• **Requirements**
Please give the entries again in full and exactly, without any picture.

• **Material for this task**
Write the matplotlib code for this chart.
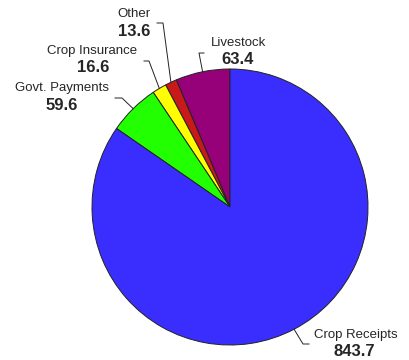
import numpy as np
import matplotlib.pyplot as plt

# data (counter-clockwise from 12 o'clock)
names = ["Livestock", "Other", "Crop Insurance", "Govt. Payments", "Crop Receipts"]
values = [63.4, 13.6, 16.6, 59.6, 843.7]
colors = ["#960078", "#C81A1A", "#FFFF00", "#22FF00", "#3A2EFF"]

# label layout in pixel coords (x, y from top): name centre, value centre, elbow, tail end
name_xy = [(238, 43), (134, 14), (92, 51), (62, 88), (356, 335)]
val_xy = [(238, 60), (134, 31), (93, 68), (62, 105), (354, 352)]
elbow = [(199, 53), (163, 23), (149, 61), (122, 98), (303, 344)]
tail = [(204, 53), (157, 23), (144, 61), (115, 98), (309, 344)]

W, H = 409, 360
cx, cy, r = 230, 360 - 207, 138

plt.rcParams['font.family'] = ['Liberation Sans', 'DejaVu Sans']
fig = plt.figure(figsize=(W / 100, H / 100), dpi=100)
ax = fig.add_axes([0, 0, 1, 1])
ax.set_xlim(0, W)
ax.set_ylim(0, H)
ax.set_aspect('equal')
ax.axis('off')

wedges, _ = ax.pie(values, colors=colors, startangle=90, counterclock=True,
                   center=(cx, cy), radius=r, frame=True,
                   wedgeprops=dict(edgecolor='#222222', linewidth=0.7))
ax.set_xlim(0, W)
ax.set_ylim(0, H)
ax.axis('off')

tc = '#262626'
for w, n, v, nxy, vxy, e, t in zip(wedges, names, values, name_xy, val_xy, elbow, tail):
    mid = np.deg2rad((w.theta1 + w.theta2) / 2)
    x0 = cx + r * np.cos(mid)
    y0 = cy + r * np.sin(mid)
    ax.plot([x0, e[0], t[0]], [y0, H - e[1], H - t[1]], color='#222222', lw=0.7)
    ax.text(nxy[0], H - nxy[1], n, ha='center', va='center', fontsize=9.5, color=tc)
    ax.text(vxy[0], H - vxy[1], f"{v:.1f}", ha='center', va='center', fontsize=12,
            fontweight='bold', color=tc)

fig.savefig("out.png", dpi=100)
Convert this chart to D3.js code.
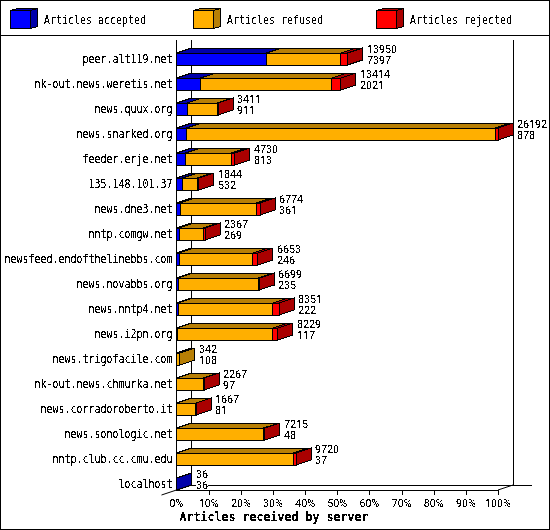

• **Finished task**
Write the matplotlib code for this chart.
import numpy as np
import matplotlib.pyplot as plt

# data (counter-clockwise from 12 o'clock)
names = ["Livestock", "Other", "Crop Insurance", "Govt. Payments", "Crop Receipts"]
values = [63.4, 13.6, 16.6, 59.6, 843.7]
colors = ["#960078", "#C81A1A", "#FFFF00", "#22FF00", "#3A2EFF"]

# label layout in pixel coords (x, y from top): name centre, value centre, elbow, tail end
name_xy = [(238, 43), (134, 14), (92, 51), (62, 88), (356, 335)]
val_xy = [(238, 60), (134, 31), (93, 68), (62, 105), (354, 352)]
elbow = [(199, 53), (163, 23), (149, 61), (122, 98), (303, 344)]
tail = [(204, 53), (157, 23), (144, 61), (115, 98), (309, 344)]

W, H = 409, 360
cx, cy, r = 230, 360 - 207, 138

plt.rcParams['font.family'] = ['Liberation Sans', 'DejaVu Sans']
fig = plt.figure(figsize=(W / 100, H / 100), dpi=100)
ax = fig.add_axes([0, 0, 1, 1])
ax.set_xlim(0, W)
ax.set_ylim(0, H)
ax.set_aspect('equal')
ax.axis('off')

wedges, _ = ax.pie(values, colors=colors, startangle=90, counterclock=True,
                   center=(cx, cy), radius=r, frame=True,
                   wedgeprops=dict(edgecolor='#222222', linewidth=0.7))
ax.set_xlim(0, W)
ax.set_ylim(0, H)
ax.axis('off')

tc = '#262626'
for w, n, v, nxy, vxy, e, t in zip(wedges, names, values, name_xy, val_xy, elbow, tail):
    mid = np.deg2rad((w.theta1 + w.theta2) / 2)
    x0 = cx + r * np.cos(mid)
    y0 = cy + r * np.sin(mid)
    ax.plot([x0, e[0], t[0]], [y0, H - e[1], H - t[1]], color='#222222', lw=0.7)
    ax.text(nxy[0], H - nxy[1], n, ha='center', va='center', fontsize=9.5, color=tc)
    ax.text(vxy[0], H - vxy[1], f"{v:.1f}", ha='center', va='center', fontsize=12,
            fontweight='bold', color=tc)

fig.savefig("out.png", dpi=100)
Convert this chart to D3.js code.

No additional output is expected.